Considerato che viene all’esame della Corte, in riferimento agli artt. 3 e 24 della Costituzione, la questione di legittimità costituzionale dell’art. 10 del regio decreto 16 marzo 1942, n. 267, che, secondo l’interpretazione prevalente, esige la liquidazione di ogni rapporto passivo per affermare la cessazione dell’impresa societaria ed esentarla dal fallimento;
che la questione é stata sollevata sulla base di siffatta interpretazione giurisprudenziale - ritenuta, ormai, diritto vivente - che offre peraltro ai creditori sociali più ampie garanzie di tutela rispetto a quelle stabilite per i creditori dell’imprenditore individuale;
che la lamentata disparità di trattamento del ceto creditorio non é, di per sè, in contrasto con il principio di uguaglianza, quando produce, come nella specie, maggior tutela di alcuni senza pregiudizio per altri;
che nessuna lesione delle facoltà difensionali può fondatamente assumersi al riguardo, venendo al più in rilievo soltanto difficoltà di mero fatto, quando la società si sia sciolta da tempo;
che, pertanto, la questione va dichiarata manifestamente infondata.
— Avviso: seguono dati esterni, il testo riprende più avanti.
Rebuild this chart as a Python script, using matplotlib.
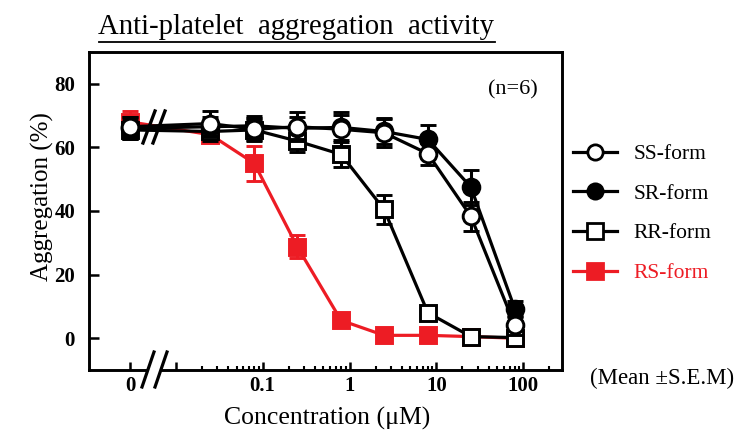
import numpy as np
import matplotlib
matplotlib.use("Agg")
import matplotlib.pyplot as plt
from matplotlib.lines import Line2D
from matplotlib.patches import Rectangle

plt.rcParams['font.family'] = ['Liberation Serif', 'DejaVu Serif']
plt.rcParams['mathtext.fontset'] = 'stix'

# ---------------- data ----------------
conc = [0.025, 0.08, 0.25, 0.8, 2.5, 8, 25, 80]   # uM (the control "0" is plotted at the left)
x_tick_labels = ['0', '', '0.1', '1', '10', '100']
y_ticks = [0, 20, 40, 60, 80]

ss_mean = [66.5, 67.5, 65.7, 66.5, 65.7, 64.6, 58.0, 38.3, 4.1]
ss_sem  = [3.0, 4.0, 3.5, 4.5, 5.5, 4.5, 3.5, 4.5, 3.0]
sr_mean = [66.0, 66.5, 66.8, 66.0, 66.3, 65.0, 62.5, 47.5, 9.3]
sr_sem  = [3.5, 3.0, 3.0, 3.5, 4.0, 4.0, 4.5, 5.5, 2.5]
rr_mean = [65.5, 65.0, 65.5, 62.0, 57.8, 40.5, 8.0, 0.5, 0.2]
rr_sem  = [3.0, 3.0, 3.5, 3.5, 4.0, 4.5, 1.0, 0.5, 0.5]
rs_mean = [68.0, 64.0, 55.0, 28.8, 5.6, 0.9, 0.9, 0.5, 0.0]
rs_sem  = [3.5, 2.0, 5.5, 3.5, 1.0, 0.5, 0.5, 0.3, 0.3]

RED = '#ED1C24'
ZERO_POS = 0.003   # plotting position of the control on the log axis

xs = [ZERO_POS] + conc

fig = plt.figure(figsize=(7.37, 4.34), dpi=100)
W, H = 737, 434
L, R, T, B = 89, 562, 52, 370
ax = fig.add_axes([L / W, 1 - B / H, (R - L) / W, (B - T) / H])

series = [
    ('RS-form', rs_mean, rs_sem, 's', RED, RED, 1),
    ('RR-form', rr_mean, rr_sem, 's', 'black', 'white', 2),
    ('SR-form', sr_mean, sr_sem, 'o', 'black', 'black', 3),
    ('SS-form', ss_mean, ss_sem, 'o', 'black', 'white', 4),
]
for name, m, e, mk, col, fc, z in series:
    ax.errorbar(xs, m, yerr=e, color=col, lw=2.3, marker=mk, ms=12,
                mfc=fc, mec=col, mew=2.1, capsize=6, capthick=2.5,
                elinewidth=2.2, zorder=z)

ax.set_xscale('log')
ax.set_xlim(0.001, 280)
ax.set_ylim(-10, 90)
ax.set_xticks([ZERO_POS, 0.01, 0.1, 1, 10, 100])
ax.set_xticklabels(x_tick_labels)
minors = [k * 10.0 ** e for e in range(-2, 3) for k in range(2, 10)]
minors = [v for v in minors if v < 280]
ax.set_xticks(minors, minor=True)
ax.xaxis.set_minor_formatter(matplotlib.ticker.NullFormatter())
ax.set_yticks(y_ticks)
ax.yaxis.set_minor_locator(matplotlib.ticker.NullLocator())

ax.tick_params(axis='both', which='major', direction='in', width=1.8,
               labelsize=15)
ax.tick_params(axis='x', which='major', length=6, pad=4)
ax.tick_params(axis='y', which='major', length=7, pad=10)
ax.tick_params(axis='x', which='minor', direction='in', length=3, width=1.5)
ax.tick_params(top=False, right=False, which='both')
for lab in ax.get_xticklabels() + ax.get_yticklabels():
    lab.set_fontweight('bold')
for sp in ax.spines.values():
    sp.set_linewidth(2.1)


def fx(px):
    return (px - L) / (R - L)


def fy(py):
    return (B - py) / (B - T)


# axis break on the x axis
ax.add_patch(Rectangle((fx(147), fy(374)), fx(161) - fx(147), fy(365) - fy(374),
                       transform=ax.transAxes, facecolor='white',
                       edgecolor='none', clip_on=False, zorder=10))
for x0 in (142, 155):
    ax.plot([fx(x0), fx(x0 + 12)], [fy(387), fy(352)], transform=ax.transAxes,
            color='black', lw=2.3, clip_on=False, zorder=11)
# break on the data lines
for x0 in (143, 153):
    ax.plot([fx(x0), fx(x0 + 12)], [fy(143), fy(111)], transform=ax.transAxes,
            color='black', lw=2.4, clip_on=False, zorder=11)

ax.text(fx(513), fy(90), '(n=6)', transform=ax.transAxes, ha='center',
        va='center', fontsize=16)

# labels
fig.text(42 / W, 1 - 197 / H, 'Aggregation (%)', rotation=90, ha='center',
         va='center', fontsize=18)
fig.text(327 / W, 1 - 418 / H, 'Concentration (μM)', ha='center',
         va='center', fontsize=18.5)
fig.text(590 / W, 1 - 378 / H, '(Mean ±S.E.M)', ha='left', va='center',
         fontsize=16.5)

title = fig.text(296.5 / W, 1 - 26.5 / H, 'Anti-platelet  aggregation  activity',
                 ha='center', va='center', fontsize=20.7)

# legend
handles = []
labels = []
for name, m, e, mk, col, fc, z in series[::-1]:
    handles.append(Line2D([], [], color=col, lw=2.3, marker=mk, ms=11,
                          mfc=fc, mec=col, mew=2.0))
    labels.append(name)
leg = fig.legend(handles, labels, loc='upper left',
                 bbox_to_anchor=(573 / W, 1 - 144 / H), frameon=False,
                 fontsize=15.5, handlelength=2.05, handletextpad=0.75,
                 labelspacing=0.91, borderpad=0, borderaxespad=0)
for t in leg.get_texts():
    if t.get_text() == 'RS-form':
        t.set_color(RED)

# underline title
fig.canvas.draw()
bb = title.get_window_extent()
yline = 1 - 41.5 / H
fig.add_artist(Line2D([bb.x0 / W, bb.x1 / W], [yline, yline],
                      transform=fig.transFigure, color='black', lw=1.3))

fig.savefig('out.png', dpi=100)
Visti gli artt. 26, secondo comma, della legge 11 marzo 1953, n. 87, e 9, secondo comma, delle norme integrative per i giudizi davanti alla Corte costituzionale.
PER QUESTI MOTIVI
LA CORTE COSTITUZIONALE
dichiara la manifesta infondatezza della questione di legittimità costituzionale dell’art. 10 del regio decreto 16 marzo 1942, n. 267 (Disciplina del fallimento, del concordato preventivo, della amministrazione controllata e della liquidazione coatta amministrativa), sollevata, in riferimento agli artt. 3 e 24 della Costituzione, dal Tribunale di Bologna, con l’ordinanza in epigrafe.
Così deciso in Roma, nella sede della Corte costituzionale, Palazzo della Consulta, il 8 maggio 1998.
Presidente: Renato GRANATA
Redattore: Francesco GUIZZI
Depositata in cancelleria il 20 maggio 1998.